Abstract

Kangerdlugssuaq Fjord, east Greenland (68°N), is an iceberg dominated fjord, receiving in excess of 15 km 3/a in iceberg volume, representing about a thousand fairly-large icebergs each year. In contrast, the estimated combined flux of subglacial and supraglacially derived meltwaters is of the order of 4 km 3/a. Iceberg melt within the fjord accounts for half of the freshwater delivered to the fjord from all sources. Iceberg appear to lose their subglacial debris during their lenghty residence time (2 year) within the sikussaks pinned to the ice margins.
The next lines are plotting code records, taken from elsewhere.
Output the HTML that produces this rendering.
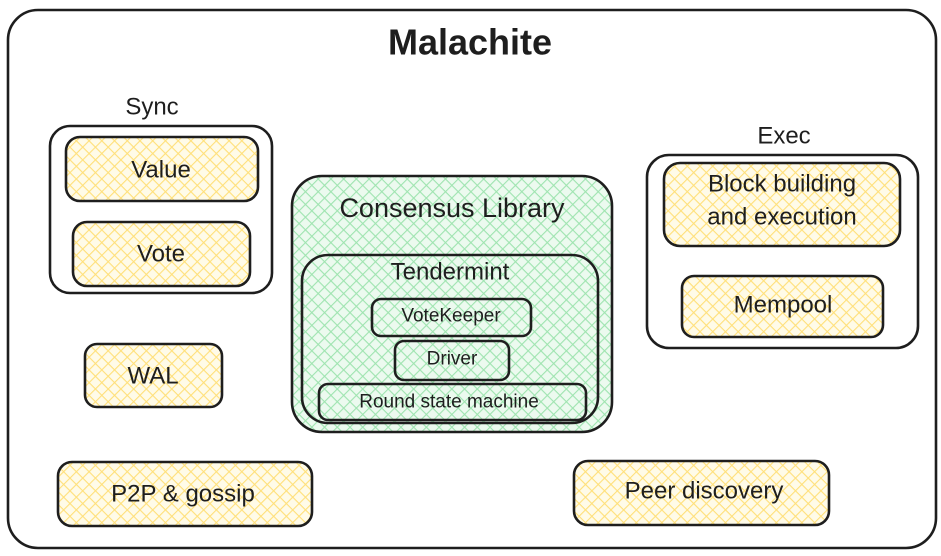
<!DOCTYPE html>
<html><head><meta charset="utf-8"><style>
html,body{margin:0;padding:0;background:#fff;}
svg{display:block;}
text{font-family:"Liberation Sans",sans-serif;fill:#1e1e1e;text-anchor:middle;dominant-baseline:central;}
</style></head><body>
<svg width="941" height="556" viewBox="0 0 941 556" xmlns="http://www.w3.org/2000/svg">
<defs>
<pattern id="y" width="9" height="9" patternUnits="userSpaceOnUse" patternTransform="rotate(45)">
<rect width="9" height="9" fill="#fffbe8"/>
<path d="M0 0H9M0 0V9" stroke="#ffe07a" stroke-width="2.2"/>
</pattern>
<pattern id="g" width="9" height="9" patternUnits="userSpaceOnUse" patternTransform="rotate(45)">
<rect width="9" height="9" fill="#ecfaef"/>
<path d="M0 0H9M0 0V9" stroke="#9fe4b0" stroke-width="2.2"/>
</pattern>
</defs>
<g fill="none" stroke="#1e1e1e" stroke-width="2.6">
<rect x="8" y="10" width="928" height="538" rx="30" fill="#fff"/>
<rect x="50" y="126" width="222" height="167" rx="20"/>
<rect x="66" y="137" width="192" height="64" rx="14" fill="url(#y)"/>
<rect x="73" y="222" width="177" height="64" rx="14" fill="url(#y)"/>
<rect x="85" y="344" width="137" height="63" rx="12" fill="url(#y)"/>
<rect x="58" y="462" width="254" height="64" rx="14" fill="url(#y)"/>
<rect x="292" y="176" width="320" height="256" rx="30" fill="url(#g)"/>
<rect x="302" y="255" width="296" height="168" rx="26"/>
<rect x="372" y="299" width="159" height="37" rx="9"/>
<rect x="395" y="341" width="114" height="39" rx="9"/>
<rect x="319" y="384" width="267" height="36" rx="9"/>
<rect x="647" y="155" width="271" height="193" rx="22"/>
<rect x="664" y="163" width="236" height="83" rx="16" fill="url(#y)"/>
<rect x="682" y="276" width="201" height="61" rx="12" fill="url(#y)"/>
<rect x="574" y="461" width="255" height="64" rx="14" fill="url(#y)"/>
</g>
<text x="470" y="42" font-size="36" font-weight="bold">Malachite</text>
<text x="152" y="107" font-size="24">Sync</text>
<text x="161" y="170" font-size="24">Value</text>
<text x="161" y="254" font-size="24">Vote</text>
<text x="153" y="376" font-size="24">WAL</text>
<text x="183" y="494" font-size="24">P2P &amp; gossip</text>
<text x="452" y="208" font-size="27">Consensus Library</text>
<text x="450" y="272" font-size="24">Tendermint</text>
<text x="451" y="316" font-size="19">VoteKeeper</text>
<text x="452" y="359" font-size="19">Driver</text>
<text x="449" y="402" font-size="19">Round state machine</text>
<text x="784" y="136" font-size="24">Exec</text>
<text x="782" y="184" font-size="24">Block building</text>
<text x="782" y="217" font-size="24">and execution</text>
<text x="783" y="305" font-size="24">Mempool</text>
<text x="704" y="491" font-size="24">Peer discovery</text>
</svg>
</body></html>
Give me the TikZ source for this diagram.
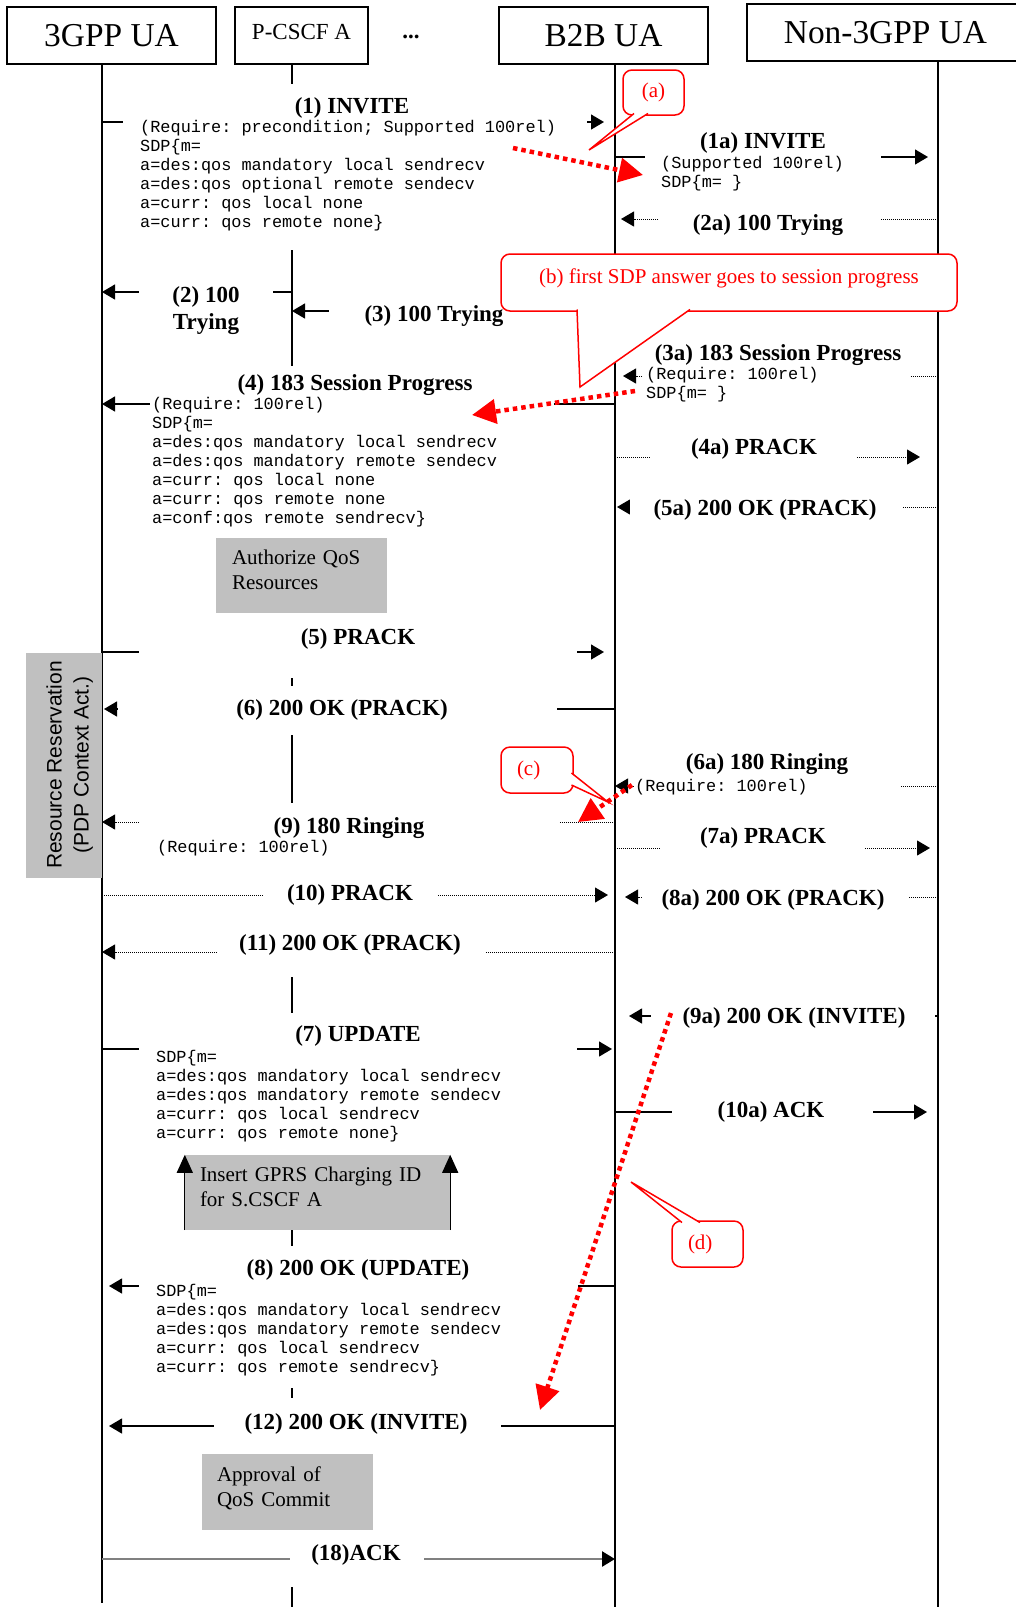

Once icebergs escape the confines of the sikussaks, they transit the fjord in about 68 days, melting at rates between 0.05 and 0.1 m/d and releasing englacial sediment to a mid-water, iceberg melt zone. Sedimentation beneath this plume is predicted to range from 2.4 cm/a, near the head of the fjord, to 0.6 cm/a at the most distal (50 km) part of the fjord basin. Much of the sediment that initially accumulates on the steep sidewall margins becomes remobilized and redeposited on the distal basin floor via turbidity currents. Predicted accumulation rates agree with long-term (1400 year) rates obtained from dated cores collected in Kangerdlugssuaq Fjord.